There is one thing for certain, California real estate will soon be sold on the cheap. Investors and homeowners take notice, an influx of homes for sale will again drop prices. This cycle will put even more homeowners in distress as their HELOC and other mortgage loan debt will be higher than the value of the house. This is known as being upside down, where the amount of debt does not equal the amount of equity in the home.

If real estate prices continue to drop, as they should with the growing supply, more homeowners will have to foreclose. This is a deadly cycle that will repeat itself until the houses find a reasonable market value or until the investment days of real estate come back around. Either way, the market value should be much lower than current value. Selling a home takes much longer now than it did in the boom days, which means more mortgage payments in between sales and more debt for homeowners.

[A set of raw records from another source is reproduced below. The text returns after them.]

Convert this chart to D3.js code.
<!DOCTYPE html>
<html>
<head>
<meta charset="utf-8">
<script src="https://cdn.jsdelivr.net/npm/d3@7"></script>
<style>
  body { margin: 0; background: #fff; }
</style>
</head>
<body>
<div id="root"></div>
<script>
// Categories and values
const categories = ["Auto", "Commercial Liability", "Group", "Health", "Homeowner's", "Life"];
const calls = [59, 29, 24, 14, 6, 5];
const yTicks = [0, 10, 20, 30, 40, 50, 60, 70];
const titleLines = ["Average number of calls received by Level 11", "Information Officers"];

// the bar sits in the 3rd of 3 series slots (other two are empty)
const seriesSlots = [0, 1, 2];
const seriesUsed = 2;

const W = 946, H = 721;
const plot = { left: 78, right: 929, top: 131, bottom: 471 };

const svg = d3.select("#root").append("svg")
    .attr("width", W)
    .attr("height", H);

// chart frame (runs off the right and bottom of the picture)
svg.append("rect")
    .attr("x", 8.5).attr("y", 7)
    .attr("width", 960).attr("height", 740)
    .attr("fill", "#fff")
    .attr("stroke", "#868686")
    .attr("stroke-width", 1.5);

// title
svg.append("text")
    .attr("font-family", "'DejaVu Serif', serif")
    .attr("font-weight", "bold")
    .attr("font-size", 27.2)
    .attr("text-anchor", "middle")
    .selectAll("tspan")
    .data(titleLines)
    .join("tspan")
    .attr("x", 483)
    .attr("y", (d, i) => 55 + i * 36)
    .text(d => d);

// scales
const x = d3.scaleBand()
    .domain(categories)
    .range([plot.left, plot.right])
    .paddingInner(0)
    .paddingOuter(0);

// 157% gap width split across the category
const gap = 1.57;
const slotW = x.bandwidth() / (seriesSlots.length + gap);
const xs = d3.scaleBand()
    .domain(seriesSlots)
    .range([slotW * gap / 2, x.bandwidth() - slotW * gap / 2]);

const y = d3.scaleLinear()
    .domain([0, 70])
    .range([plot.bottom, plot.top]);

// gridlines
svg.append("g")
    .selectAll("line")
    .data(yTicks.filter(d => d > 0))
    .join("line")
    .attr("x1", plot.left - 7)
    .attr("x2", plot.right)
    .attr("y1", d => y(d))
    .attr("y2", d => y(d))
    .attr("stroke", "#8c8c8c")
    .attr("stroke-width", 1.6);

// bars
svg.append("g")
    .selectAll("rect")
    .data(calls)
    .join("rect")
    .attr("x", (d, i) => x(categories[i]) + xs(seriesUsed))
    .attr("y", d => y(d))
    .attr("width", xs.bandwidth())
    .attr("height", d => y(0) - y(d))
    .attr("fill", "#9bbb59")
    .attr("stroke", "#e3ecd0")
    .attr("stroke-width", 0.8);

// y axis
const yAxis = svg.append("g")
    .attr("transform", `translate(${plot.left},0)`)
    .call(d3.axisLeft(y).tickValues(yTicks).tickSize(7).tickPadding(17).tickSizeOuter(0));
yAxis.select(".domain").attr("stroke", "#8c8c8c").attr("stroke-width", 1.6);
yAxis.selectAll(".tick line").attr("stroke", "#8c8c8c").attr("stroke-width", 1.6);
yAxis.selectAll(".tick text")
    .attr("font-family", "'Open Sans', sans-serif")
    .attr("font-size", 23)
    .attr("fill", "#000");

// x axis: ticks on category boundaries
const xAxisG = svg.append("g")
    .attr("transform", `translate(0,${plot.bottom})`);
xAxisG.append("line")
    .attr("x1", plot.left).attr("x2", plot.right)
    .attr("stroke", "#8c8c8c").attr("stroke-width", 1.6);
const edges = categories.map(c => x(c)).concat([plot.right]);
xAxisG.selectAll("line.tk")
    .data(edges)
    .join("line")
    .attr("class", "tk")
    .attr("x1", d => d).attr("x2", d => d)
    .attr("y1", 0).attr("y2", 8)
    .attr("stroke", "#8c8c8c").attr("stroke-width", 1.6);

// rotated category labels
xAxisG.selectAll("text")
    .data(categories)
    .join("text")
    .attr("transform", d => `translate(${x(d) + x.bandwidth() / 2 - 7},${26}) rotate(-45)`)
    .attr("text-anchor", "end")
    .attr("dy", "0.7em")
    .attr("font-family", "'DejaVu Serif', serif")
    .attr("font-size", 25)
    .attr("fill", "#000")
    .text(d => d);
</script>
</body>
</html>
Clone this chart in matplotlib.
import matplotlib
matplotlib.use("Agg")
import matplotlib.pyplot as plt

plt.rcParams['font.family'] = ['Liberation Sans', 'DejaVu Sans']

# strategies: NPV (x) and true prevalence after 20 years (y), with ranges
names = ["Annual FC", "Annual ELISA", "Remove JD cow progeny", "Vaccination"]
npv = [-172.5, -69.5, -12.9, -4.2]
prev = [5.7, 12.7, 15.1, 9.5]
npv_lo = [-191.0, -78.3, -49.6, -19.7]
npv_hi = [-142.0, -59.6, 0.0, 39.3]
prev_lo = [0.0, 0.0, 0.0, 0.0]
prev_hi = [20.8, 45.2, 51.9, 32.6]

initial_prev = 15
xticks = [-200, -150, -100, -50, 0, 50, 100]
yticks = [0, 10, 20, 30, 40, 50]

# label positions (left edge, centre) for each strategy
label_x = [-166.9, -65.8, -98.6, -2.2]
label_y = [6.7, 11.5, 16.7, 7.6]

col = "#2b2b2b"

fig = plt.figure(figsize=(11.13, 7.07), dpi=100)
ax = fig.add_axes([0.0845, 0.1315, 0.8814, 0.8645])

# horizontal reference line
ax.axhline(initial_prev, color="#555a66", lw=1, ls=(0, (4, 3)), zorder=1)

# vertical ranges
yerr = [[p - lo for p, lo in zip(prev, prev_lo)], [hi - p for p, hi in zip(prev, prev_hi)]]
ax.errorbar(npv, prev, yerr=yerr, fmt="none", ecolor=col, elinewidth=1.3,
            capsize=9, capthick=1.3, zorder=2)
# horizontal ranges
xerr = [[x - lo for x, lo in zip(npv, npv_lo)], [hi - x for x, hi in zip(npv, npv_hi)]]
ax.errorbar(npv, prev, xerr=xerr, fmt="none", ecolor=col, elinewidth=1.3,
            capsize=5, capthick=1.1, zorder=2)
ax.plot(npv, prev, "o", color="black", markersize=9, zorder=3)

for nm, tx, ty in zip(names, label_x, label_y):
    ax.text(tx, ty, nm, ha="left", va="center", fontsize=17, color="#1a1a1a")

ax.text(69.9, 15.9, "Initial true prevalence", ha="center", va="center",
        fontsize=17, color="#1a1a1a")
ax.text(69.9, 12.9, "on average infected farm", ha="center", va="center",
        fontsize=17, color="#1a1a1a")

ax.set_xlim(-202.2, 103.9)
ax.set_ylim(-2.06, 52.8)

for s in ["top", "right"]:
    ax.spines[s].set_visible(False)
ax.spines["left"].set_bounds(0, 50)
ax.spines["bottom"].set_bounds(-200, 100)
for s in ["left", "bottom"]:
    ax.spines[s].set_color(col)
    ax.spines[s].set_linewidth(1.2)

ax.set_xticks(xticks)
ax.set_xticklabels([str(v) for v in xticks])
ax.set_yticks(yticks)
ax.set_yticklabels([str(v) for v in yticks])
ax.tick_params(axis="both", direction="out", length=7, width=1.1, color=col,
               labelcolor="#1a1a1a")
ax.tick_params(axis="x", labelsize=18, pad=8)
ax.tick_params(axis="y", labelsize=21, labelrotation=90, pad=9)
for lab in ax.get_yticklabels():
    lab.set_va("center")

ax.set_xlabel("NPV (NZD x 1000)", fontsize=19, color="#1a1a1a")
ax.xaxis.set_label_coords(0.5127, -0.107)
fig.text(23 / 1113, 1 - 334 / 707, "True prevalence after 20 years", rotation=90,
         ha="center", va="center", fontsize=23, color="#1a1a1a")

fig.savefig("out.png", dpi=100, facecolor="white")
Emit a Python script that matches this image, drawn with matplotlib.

For the seasoned investor, times like this should call for a prudent but optimistic look at buying real estate in hot markets like California. While things don’t look great right now, there will be a sizeable amount to make when real estate hits its lows and supply ebbs. But for now, its best to take a pessimistic look at buying a second home. Until this new supply of foreclosed homes is sold, there isn’t much stopping real estate prices from falling.

Banks typically sell foreclosed homes on auction, which can mean discounts as high as 50% for luxury housing. When people start getting word that homes are selling for $400,000 on a typically $750,000+ block of homes, the rest of the real estate will assume a similar price point.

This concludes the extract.